Robert E. Scott, Senior International Economist, Economic Policy Institute
The U.S. Air Force today announced that it will award a $35 billion contract to U.S.-based Boeing Company to supply 179 air refueling tankers. Construction of these tankers will support tens of thousands of U.S. jobs. This contract is the first installment on a plan to replace the aging fleet of 500 KC-135 tankers, which first entered service in the 1950s. The Air Force expects to replace its entire fleet of tankers with 400 new tankers, at an estimated cost of up to $100 billion, making it the Air Force’s third largest contract ever.
The Air Force has awarded the contract to Boeing, an American company that won the contract, fair and square. The Air Force decision ensures that tens of thousands of high-quality aerospace jobs will be created in the United States. The World Trade Organization recently found that the European firm Airbus, and its parent company EADS, the major competitor for this contract, had received $178 billion in illegal subsidies, including $5 billion for the Airbus A330 airframe, which was used to offer their competing tanker to the Air Force at a below-market price.
Airbus is a European company, and most of the components for their tankers would have been made in Europe. Thus, the Air Force’s selection of Boeing also represents an important recognition that maintaining a domestic manufacturing base is critical not just for job creation, but also for national security. This decision follows the recent announcement, reported in the Feb. 2 issue of Manufacturing & Technology News, that the Director of National Intelligence is undertaking a National Intelligence Estimate review of the security implications of the decline of U.S. manufacturing.

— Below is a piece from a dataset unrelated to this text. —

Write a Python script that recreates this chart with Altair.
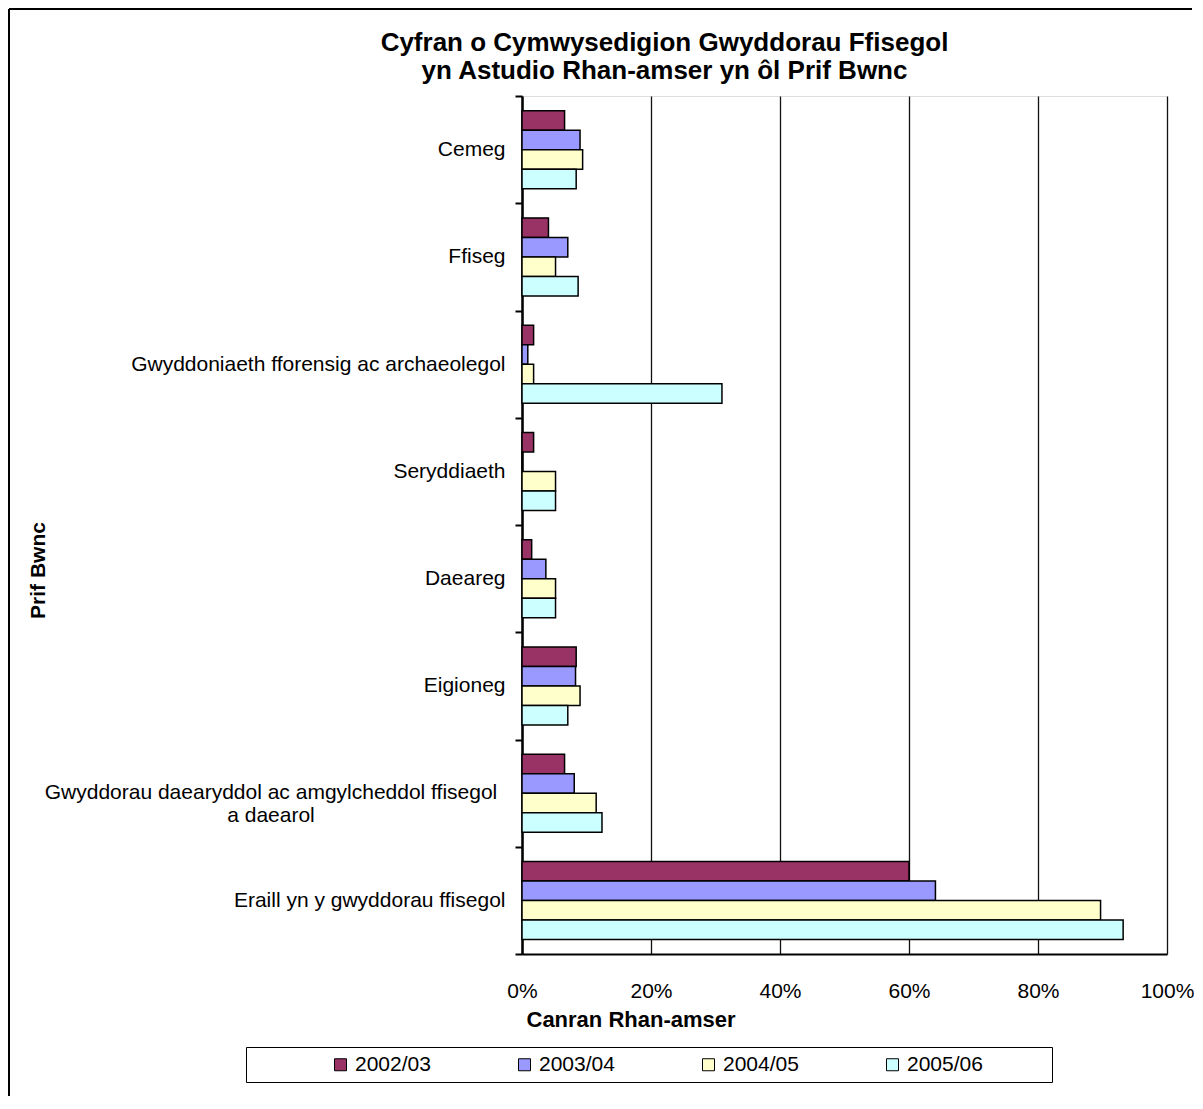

Additionally, the Boeing “NewGen” tanker is the best plane for the job. It can offload significantly more fuel, cargo, and passengers than the Air Force’s current tanker (KC-135)—but with a similar footprint, allowing it to land at existing airbases. The Airbus A330 is too large: Because it takes up 53% more ramp space and is 30 tons heavier, it can land only in large airfields, limiting military flexibility. The Boeing tanker would be 20–25% less expensive to own and operate over a 40-year lifecycle than the Airbus A330, saving taxpayers up to $36 billion. Finally, Boeing has more than 50 years of experience designing and building tankers. In contrast, Airbus has little experience building tankers and encountered significant problems with its first attempts at building refueling booms, the most vital component of the tanker.